Barnaby thinks we already know. No joke.
Australia's economy has been clobbered by a stunning collapse in export earnings in the March quarter, all but ending any prospect of interest rates rising in the next few months.
In the biggest reversal since the 1970s, export volumes dived by 9 per cent for the quarter, mainly due to the impact of summer’s natural disasters on shipments of coal and other natural resources.
Minerals and energy exports slumped by 14 per cent, and coal exports by 27 per cent.
The figures were worse than expected, and have firmed up predictions that national accounts figures to be released today will show the economy contracted in the March quarter.
Separate figures showing a drop in building approvals in April and falling house prices are pointing to more gloom in the June quarter.
Treasurer Wayne Swan was almost apologetic in Parliament over the export figures, saying the impact of the January natural disasters had been “somewhat larger than the Treasury initially estimated”.
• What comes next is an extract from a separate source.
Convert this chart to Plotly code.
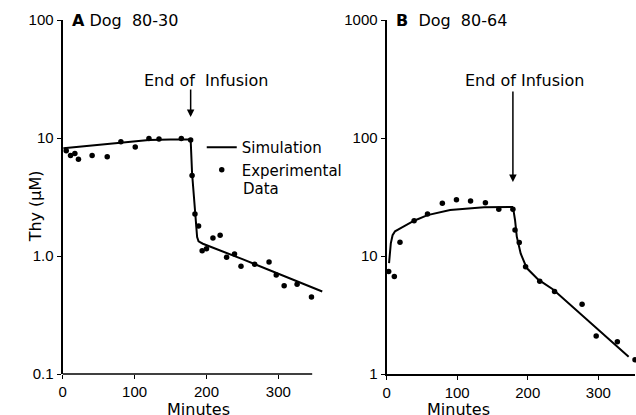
import plotly.graph_objects as go
import math

# ---- Data: Panel A (Dog 80-30) ----
a_exp_t = [5, 11, 17, 22, 41, 62, 81, 101, 120, 134, 165, 178, 180, 184, 189, 194, 200, 209,
           219, 228, 239, 248, 267, 287, 297, 308, 326, 346]
a_exp_v = [7.8, 7.1, 7.4, 6.6, 7.1, 6.95, 9.3, 8.4, 9.9, 9.8, 9.9, 9.6, 4.8, 2.27, 1.8, 1.11,
           1.15, 1.42, 1.50, 0.975, 1.04, 0.82, 0.85, 0.89, 0.69, 0.56, 0.575, 0.45]
a_sim_t = [1, 30, 60, 90, 120, 150, 178, 180, 182, 184, 185.5, 187, 189, 195, 250, 300, 361]
a_sim_v = [8.2, 8.5, 8.85, 9.2, 9.6, 9.7, 9.7, 5.0, 3.6, 2.6, 1.8, 1.45, 1.33, 1.27, 0.94, 0.71, 0.50]

# ---- Data: Panel B (Dog 80-64) ----
b_exp_t = [3, 11, 19, 39, 58, 79, 99, 119, 140, 159, 179, 182, 188, 197, 217, 238, 277, 297, 327, 352]
b_exp_v = [7.4, 6.7, 13.1, 19.9, 22.7, 28, 29.9, 29.2, 28.3, 24.9, 24.9, 16.6, 13.0, 8.1, 6.1,
           5.0, 3.9, 2.1, 1.88, 1.32]
b_sim_t = [3.5, 4.5, 6, 8.5, 12, 20, 39, 58, 90, 138, 178, 180, 182, 184.5, 190, 198.6, 215, 236, 343]
b_sim_v = [8.7, 10.5, 12.8, 15, 16.2, 17.2, 19.9, 22.2, 24.5, 25.9, 26, 24, 20.2, 14.6, 10.5,
           7.9, 6.3, 5.2, 1.40]

a_ticks = [0.1, 1, 10, 100]
a_ticktext = ["0.1", "1.0", "10", "100"]
b_ticks = [1, 10, 100, 1000]
b_ticktext = ["1", "10", "100", "1000"]
x_ticks = [0, 100, 200, 300]

W, H = 636, 415
FONT = "DejaVu Sans"
TICKFONT = dict(family="Liberation Sans", size=15, color="black")

fig = go.Figure()
fig.add_trace(go.Scatter(x=a_sim_t, y=a_sim_v, mode="lines", line=dict(color="black", width=2),
                         name="Simulation", xaxis="x", yaxis="y"))
fig.add_trace(go.Scatter(x=a_exp_t, y=a_exp_v, mode="markers", marker=dict(color="black", size=5.5),
                         name="Experimental", xaxis="x", yaxis="y"))
fig.add_trace(go.Scatter(x=b_sim_t, y=b_sim_v, mode="lines", line=dict(color="black", width=2),
                         showlegend=False, xaxis="x2", yaxis="y2", cliponaxis=False))
fig.add_trace(go.Scatter(x=b_exp_t, y=b_exp_v, mode="markers", marker=dict(color="black", size=5.5),
                         showlegend=False, xaxis="x2", yaxis="y2", cliponaxis=False))

axis_common = dict(showgrid=False, zeroline=False, ticks="outside", ticklen=4,
                   tickcolor="black", tickwidth=1.2, tickfont=TICKFONT, color="black")

fig.update_layout(
    width=W, height=H,
    margin=dict(l=0, r=0, t=20, b=41),
    paper_bgcolor="white", plot_bgcolor="white",
    font=dict(family=FONT, size=16, color="black"),
    xaxis=dict(domain=[59 / W, 321 / W], range=[0, 362], tickvals=x_ticks, showline=False,
               anchor="y", **axis_common),
    yaxis=dict(domain=[0, 1], type="log", range=[-1, 2], tickvals=a_ticks, ticktext=a_ticktext,
               showline=True, linecolor="black", linewidth=2, anchor="x", **axis_common),
    xaxis2=dict(domain=[385 / W, 635 / W], range=[0, 352], tickvals=x_ticks, showline=True,
                linecolor="black", linewidth=1.5, anchor="y2", **axis_common),
    yaxis2=dict(domain=[0, 1], type="log", range=[0, 3], tickvals=b_ticks, ticktext=b_ticktext,
                showline=True, linecolor="black", linewidth=2, anchor="x2", **axis_common),
    showlegend=True,
    legend=dict(x=199 / W, xanchor="left", y=(374 - 131) / 354, yanchor="top",
                bgcolor="rgba(0,0,0,0)", font=dict(family=FONT, size=15, color="black"),
                tracegroupgap=0, itemwidth=30),
)

# Left x axis line stops short of the plotted line
fig.add_shape(type="line", xref="x", yref="y domain", x0=0, x1=347, y0=0, y1=0,
              line=dict(color="black", width=1.5))

# Second line of the legend label
fig.add_annotation(xref="paper", yref="paper", x=239 / W, y=(374 - 189) / 354, xanchor="left",
                   yanchor="middle", text="Data", showarrow=False, font=dict(size=15))

# Panel titles
fig.add_annotation(xref="paper", yref="paper", x=66 / W, y=1, xanchor="left", yanchor="middle",
                   text="<b>A</b> Dog  80-30", showarrow=False, font=dict(size=16))
fig.add_annotation(xref="paper", yref="paper", x=392 / W, y=1, xanchor="left", yanchor="middle",
                   text="<b>B</b>  Dog  80-64", showarrow=False, font=dict(size=16))

# End of infusion arrows and labels
fig.add_annotation(xref="x", yref="y", x=178, y=math.log10(15.1), ax=0, ay=-29, text="",
                   showarrow=True, arrowhead=2, arrowsize=1, arrowwidth=1.5, arrowcolor="black")
fig.add_annotation(xref="x", yref="y", x=199, y=math.log10(31), text="End of  Infusion",
                   showarrow=False, font=dict(size=16))
fig.add_annotation(xref="x2", yref="y2", x=179, y=math.log10(42.4), ax=0, ay=-92, text="",
                   showarrow=True, arrowhead=2, arrowsize=1, arrowwidth=1.5, arrowcolor="black")
fig.add_annotation(xref="x2", yref="y2", x=196, y=math.log10(309), text="End of Infusion",
                   showarrow=False, font=dict(size=16))

# Axis titles
fig.add_annotation(xref="paper", yref="paper", x=21 / W, y=(374 - 206) / 354, text="Thy (\u03bcM)",
                   textangle=-90, showarrow=False, font=dict(size=16))
fig.add_annotation(xref="paper", yref="paper", x=162 / W, y=(374 - 409) / 354, text="Minutes",
                   showarrow=False, font=dict(size=16), yanchor="middle")
fig.add_annotation(xref="paper", yref="paper", x=491 / W, y=(374 - 409) / 354, text="Minutes",
                   showarrow=False, font=dict(size=16), yanchor="middle")

fig.write_html("out.html")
This month’s federal the budget included a prediction by Treasury that the disasters would cut 0.75 per cent from the nation’s economic growth.
But Mr Swan said yesterday the March quarter export collapse would cut around 2.4 per cent from growth in the quarter — the largest quarterly hit on growth since at least the September quarter of 1959.
Estimates of the March quarter national accounts figure turned sharply negative. The median forecast among market economists changed from a 0.4 per cent contraction in the economy to a contraction of 1.1 per cent — which would be the worst quarterly figure since the early 1990s recession...
The ANZ and Commonwealth banks are forecasting a GDP figure of minus 1.5 per cent, Westpac minus-1.0 per cent, and the National Australia Bank minus 0.3 per cent.
The forecasts imply full-year economic growth of just 1 per cent, which would be worse than the figures recorded during the global financial crisis.
Before yesterday’s export figures, financial markets were pricing in a slim chance of an interest rate hike when the Reserve Bank board meets next Tuesday. Now they are pricing in a zero probability of a rise at that meeting, and a negligible probability until November.
“The risk of a near-term rate hike has been snuffed out,” said CommSec economist Craig James. “So unquestionably poor is the news it raises real doubts about the true state of the Australian economy.”
“The Reserve Bank holds to the belief that the economy will rebound later in the year, but you don’t get a sense of that from the data.”
Separately-released statistics on building approvals showed residential approvals down 1.3 per cent in April, led by a 3.5 per cent slide in approvals for houses. It was the fifth fall in six months.
Excluding Queensland, where rebuilding is underway after the January floods and cyclone Yasi, new dwelling approvals fell by 5.6 per cent.
The RP Data-Rismark home value index showed that the value of capital city homes fell more than 1 per cent in the three months to April, with prices in Sydney down 0.5 per cent, Melbourne prices down 0.8 per cent and Perth and Brisbane down 3 and 3.1 per cent.
RP Data research director Tim Lawless said the most expensive suburbs dragged the market down, losing 5.4 per cent of their value in the past 12 months. Prices in the cheapest suburbs hardly moved.
Reserve Bank data yesterday also showed that credit activity was flat in April, with demand from business and personal loans, aside from mortgages, declining.
The March quarter national accounts figures will be released at 11.30am today.